As any first-year law student knows, an offer and its acceptance are required to form a contract, and so we must decide how to characterize each of the communications between the parties.

Fletcher-Harlee solicited a bid from Pote. In its solicitation letter, Fletcher-Harlee stipulated that bids should be held open for 60 days and that the subcontractor would be held liable for the terms of the bid. Was this letter an offer? Probably not. The document itself is not in the record, but we suspect that it was merely a request to submit an offer. "An offer is the manifestation of willingness to enter into a bargain, so made as to justify another person in understanding that his assent to that bargain is invited and will conclude it." Here, a subcontractor would understand that submitting a bid would not "conclude" the matter; rather, the general contractor would have to accept the bid to do so.
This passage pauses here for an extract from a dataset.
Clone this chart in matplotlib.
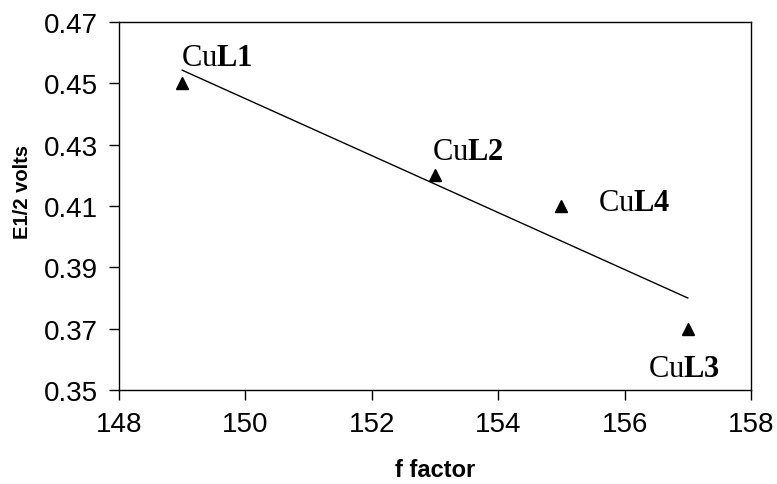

The Restatement and New Jersey caselaw characterize solicitations like this one not as offers, but as invitations to make offers.

Second, Pote submitted to Fletcher-Harlee the terms on which it could complete the work. Was this an acceptance? Obviously not. Even if the Fletcher-Harlee communication were an offer, Pote's response could be no more than a counteroffer because its terms were materially different from those in the solicitation letter. Restatement (Second) of Contracts 59 (1981) ("A reply to an offer which purports to accept it but is conditional on the offeror's assent to terms additional to or different from those offered is not an acceptance but is a counter-offer."). More importantly, because the submission expressly disclaimed Pote's intention to be bound, it could not be an offer. As quoted above, an offer is made when the offeree is justified in thinking that "his assent . . . will conclude" the deal. Here, the very terms of Pote's letter state that Fletcher-Harlee's assent would not.

No offer and no acceptance mean no contract. The District Court properly dismissed Fletcher-Harlee's breach of contract claim.